(Ezra 1:1-5, 3:8-13)
I am a lover of emotions: from blubbering to belly laughing – I love them all. Sometimes it just feels good to feel.
No wonder this verse grabs my emotion-loving soul:
Many . . . wept aloud, while others were shouting for joy . . . the shouting and the weeping mingled together in a loud commotion that could be heard far away!
Before I get to what the ruckus is all about and how the commotion might apply to you and me, I feel drawn to linger on the mingling of emotions. Mingling sounds mystical and beautiful and mingle-y – in a cozy way.
So, now about the ruckus: it’s about a Temple – well, two Temples . . .
You see, 70 years prior to this “mingling of emotions” the First Temple, Solomon’s spectacular Temple, is burned down by Nebuchadnezzar and the Hebrew people are exiled to Babylon.
Fast forward 70 years – Persia conquers Babylon, and Persia’s King Cyrus takes the world by surprise with this proclamation:
All Jews throughout the kingdom may now return to Jerusalem to rebuild this Temple of Jehovah.

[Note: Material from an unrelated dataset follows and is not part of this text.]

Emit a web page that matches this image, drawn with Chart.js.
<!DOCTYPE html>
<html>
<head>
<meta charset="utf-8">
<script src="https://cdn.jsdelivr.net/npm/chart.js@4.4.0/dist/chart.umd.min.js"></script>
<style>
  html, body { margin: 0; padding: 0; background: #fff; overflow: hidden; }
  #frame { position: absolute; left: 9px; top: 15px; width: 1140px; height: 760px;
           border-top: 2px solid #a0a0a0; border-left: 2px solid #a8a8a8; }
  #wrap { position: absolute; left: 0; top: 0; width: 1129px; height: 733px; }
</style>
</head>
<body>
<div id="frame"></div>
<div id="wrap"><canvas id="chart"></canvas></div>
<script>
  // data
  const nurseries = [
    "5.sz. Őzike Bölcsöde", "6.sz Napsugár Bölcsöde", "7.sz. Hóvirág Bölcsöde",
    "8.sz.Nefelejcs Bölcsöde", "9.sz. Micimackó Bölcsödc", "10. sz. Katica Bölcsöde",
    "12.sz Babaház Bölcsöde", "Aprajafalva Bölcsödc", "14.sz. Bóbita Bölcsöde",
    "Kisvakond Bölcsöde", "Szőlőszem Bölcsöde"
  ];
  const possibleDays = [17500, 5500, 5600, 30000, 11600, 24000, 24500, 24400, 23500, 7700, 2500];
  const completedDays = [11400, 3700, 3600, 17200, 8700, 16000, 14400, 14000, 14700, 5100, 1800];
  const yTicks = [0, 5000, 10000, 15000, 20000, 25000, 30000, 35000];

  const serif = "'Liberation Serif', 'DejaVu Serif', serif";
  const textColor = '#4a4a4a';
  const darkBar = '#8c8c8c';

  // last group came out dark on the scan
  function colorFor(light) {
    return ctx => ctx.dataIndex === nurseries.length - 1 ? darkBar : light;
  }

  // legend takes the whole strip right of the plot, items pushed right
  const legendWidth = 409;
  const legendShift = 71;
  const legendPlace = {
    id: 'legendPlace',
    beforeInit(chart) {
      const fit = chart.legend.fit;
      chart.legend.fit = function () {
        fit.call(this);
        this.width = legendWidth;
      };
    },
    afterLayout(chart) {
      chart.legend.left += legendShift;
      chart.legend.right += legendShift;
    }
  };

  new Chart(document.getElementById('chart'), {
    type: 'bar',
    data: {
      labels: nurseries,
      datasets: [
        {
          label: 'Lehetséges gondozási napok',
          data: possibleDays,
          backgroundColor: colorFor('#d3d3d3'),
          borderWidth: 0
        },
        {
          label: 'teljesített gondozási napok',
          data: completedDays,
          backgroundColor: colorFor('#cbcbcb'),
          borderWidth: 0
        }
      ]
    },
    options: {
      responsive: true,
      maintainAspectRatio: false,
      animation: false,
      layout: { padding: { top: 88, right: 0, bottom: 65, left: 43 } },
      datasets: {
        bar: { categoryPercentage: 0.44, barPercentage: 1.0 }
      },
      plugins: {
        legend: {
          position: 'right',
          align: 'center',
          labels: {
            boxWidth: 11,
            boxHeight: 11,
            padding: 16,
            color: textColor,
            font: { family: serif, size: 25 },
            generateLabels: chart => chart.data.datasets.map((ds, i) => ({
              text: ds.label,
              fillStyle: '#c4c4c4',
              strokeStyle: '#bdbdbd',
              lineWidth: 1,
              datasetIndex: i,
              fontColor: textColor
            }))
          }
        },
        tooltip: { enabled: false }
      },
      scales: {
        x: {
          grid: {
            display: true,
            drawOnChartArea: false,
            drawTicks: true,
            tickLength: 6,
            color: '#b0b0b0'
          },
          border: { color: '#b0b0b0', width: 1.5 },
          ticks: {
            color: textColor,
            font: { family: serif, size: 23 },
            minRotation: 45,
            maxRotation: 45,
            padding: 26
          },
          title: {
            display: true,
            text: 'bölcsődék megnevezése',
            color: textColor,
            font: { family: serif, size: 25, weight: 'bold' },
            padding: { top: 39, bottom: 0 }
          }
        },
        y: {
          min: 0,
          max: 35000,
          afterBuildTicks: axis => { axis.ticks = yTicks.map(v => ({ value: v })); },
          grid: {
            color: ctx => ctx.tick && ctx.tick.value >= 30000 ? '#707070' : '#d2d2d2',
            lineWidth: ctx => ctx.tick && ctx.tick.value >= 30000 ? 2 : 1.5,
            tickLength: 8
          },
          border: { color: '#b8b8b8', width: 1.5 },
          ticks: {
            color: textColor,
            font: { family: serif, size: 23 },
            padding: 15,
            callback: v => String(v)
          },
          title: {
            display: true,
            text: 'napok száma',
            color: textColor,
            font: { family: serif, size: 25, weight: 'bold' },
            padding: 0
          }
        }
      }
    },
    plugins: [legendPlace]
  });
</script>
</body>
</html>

And so they do – and this is where we pick up today’s part of the story.
The foundation of the second Temple is laid and this is cause for a crazy celebration of joyous shouts, crashing cymbals, blasting trumpets, and choirs.
They sang antiphonal praise and thanksgiving to God: Yes! God is good!
I’m certain my musical mom is cringing at my ignorance, but I had to google antiphonal. Antiphonal describes a style of singing by two groups in sort of a back-and-forth, call-and-response rhythm. Can you hear it?
God is good!
God is good!
This accounts for the joy-shouting contingent in the mingling, but where does the weeping fit in?
The weepers are weeping in remembrance of the glory of the first Temple. They are not interested in something new.
Their hearts are stuck in the past and focused on what’s been lost.
Maybe the weepers strike a chord with you.
Perhaps you find yourself weeping sometimes for what’s been lost:
tight skin (just kidding, maybe not).
Weeping is a necessary emotional outlet – even Jesus wept – but living in weeping for what we’ve lost is like driving a car while sitting backwards.
The past is a rearview mirror in which we are invited to recognize God’s loving care along the way; but we are meant to spend time looking through the side windows and the front windshield, too – recognizing and rejoicing in how He is caring for us where we are and where we are going.
The cymbals and trumpets of our hearts are called to celebrate where we can see the stories of our lives mingled with God’s provision and lovingkindness.
The part God sings in His antiphonal song is always, “I am good!”
The antiphony is complete when we respond, “Yes! Yes!”
Hear His invitation to sing your part with joy and let the rhythm and beauty of your mingled voices, yours and His, refresh your soul and carry you through the day.